> [GIVEN EXERCISE] Produce a word-for-word copy of the listing below without its pictures.

> [DATASET CONTENT]
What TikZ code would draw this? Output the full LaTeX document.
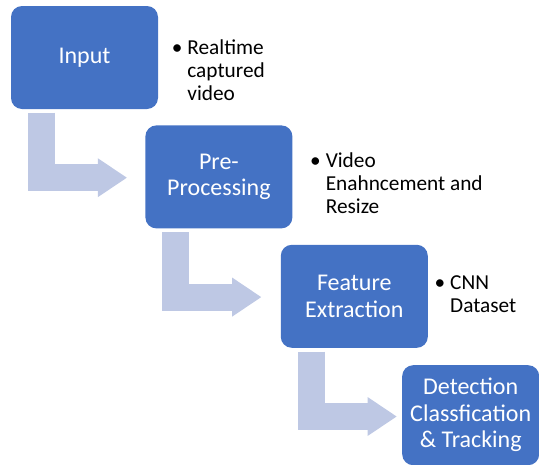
\documentclass[tikz,border=0pt]{standalone}
\usepackage{fontspec}
\setmainfont{Carlito}
\usetikzlibrary{positioning,arrows.meta}
\definecolor{stepblue}{RGB}{68,114,196}
\definecolor{flowblue}{RGB}{190,200,228}
\tikzset{
    stage/.style = {
        fill = stepblue,
        text = white,
        rounded corners = 11pt,
        minimum width = 147pt,
        minimum height = 103pt,
        align = center,
        font = \fontsize{24}{26.5}\selectfont,
        },
    last stage/.style = {
        minimum width = 137pt,
        minimum height = 100pt,
        },
    bullets/.style = {
        anchor = north west,
        align = left,
        inner sep = 0pt,
        font = \fontsize{21.3}{23}\selectfont,
        },
    flow/.style = {
        draw = flowblue,
        line width = 27pt,
        -{Triangle[length=29pt, width=39pt, line width=0pt]},
        },
}
\begin{document}
\begin{tikzpicture}[x=1pt, y=-1pt]
    \useasboundingbox (0,0) rectangle (539,464);
    \clip (0,0) rectangle (539,464);

    \node[stage] (input) at (84.5,57.5) {Input};
    \node[stage, below right=16pt and -13pt of input] (pre) {Pre-\\Processing};
    \node[stage, below right=16pt and -12pt of pre] (feature) {Feature\\Extraction};
    \node[stage, last stage, below right=17pt and -26pt of feature] (detect) {Detection\\Classfication\\\& Tracking};

    \node[bullets] (inputnote) at ([shift={(29,31.9)}]input.north east) {\strut\llap{\textbullet\hspace{5pt}}Realtime\\captured\\video};
    \node[bullets] (prenote) at ([shift={(33,26.4)}]pre.north east) {\strut\llap{\textbullet\hspace{5pt}}Video\\Enahncement and\\Resize};
    \node[bullets] (featurenote) at ([shift={(22,28.4)}]feature.north east) {\strut\llap{\textbullet\hspace{5pt}}CNN\\Dataset};

    \foreach \a in {input, pre, feature}
        \draw[flow] ([shift={(30.5,3.5)}]\a.south west) |- ([shift={(116,68.5)}]\a.south west);
\end{tikzpicture}
\end{document}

> [TASK OUTPUT]
What TikZ code would draw this? Output the full LaTeX document.
\documentclass[tikz,border=0pt]{standalone}
\usepackage{fontspec}
\setmainfont{Carlito}
\usetikzlibrary{positioning,arrows.meta}
\definecolor{stepblue}{RGB}{68,114,196}
\definecolor{flowblue}{RGB}{190,200,228}
\tikzset{
    stage/.style = {
        fill = stepblue,
        text = white,
        rounded corners = 11pt,
        minimum width = 147pt,
        minimum height = 103pt,
        align = center,
        font = \fontsize{24}{26.5}\selectfont,
        },
    last stage/.style = {
        minimum width = 137pt,
        minimum height = 100pt,
        },
    bullets/.style = {
        anchor = north west,
        align = left,
        inner sep = 0pt,
        font = \fontsize{21.3}{23}\selectfont,
        },
    flow/.style = {
        draw = flowblue,
        line width = 27pt,
        -{Triangle[length=29pt, width=39pt, line width=0pt]},
        },
}
\begin{document}
\begin{tikzpicture}[x=1pt, y=-1pt]
    \useasboundingbox (0,0) rectangle (539,464);
    \clip (0,0) rectangle (539,464);

    \node[stage] (input) at (84.5,57.5) {Input};
    \node[stage, below right=16pt and -13pt of input] (pre) {Pre-\\Processing};
    \node[stage, below right=16pt and -12pt of pre] (feature) {Feature\\Extraction};
    \node[stage, last stage, below right=17pt and -26pt of feature] (detect) {Detection\\Classfication\\\& Tracking};

    \node[bullets] (inputnote) at ([shift={(29,31.9)}]input.north east) {\strut\llap{\textbullet\hspace{5pt}}Realtime\\captured\\video};
    \node[bullets] (prenote) at ([shift={(33,26.4)}]pre.north east) {\strut\llap{\textbullet\hspace{5pt}}Video\\Enahncement and\\Resize};
    \node[bullets] (featurenote) at ([shift={(22,28.4)}]feature.north east) {\strut\llap{\textbullet\hspace{5pt}}CNN\\Dataset};

    \foreach \a in {input, pre, feature}
        \draw[flow] ([shift={(30.5,3.5)}]\a.south west) |- ([shift={(116,68.5)}]\a.south west);
\end{tikzpicture}
\end{document}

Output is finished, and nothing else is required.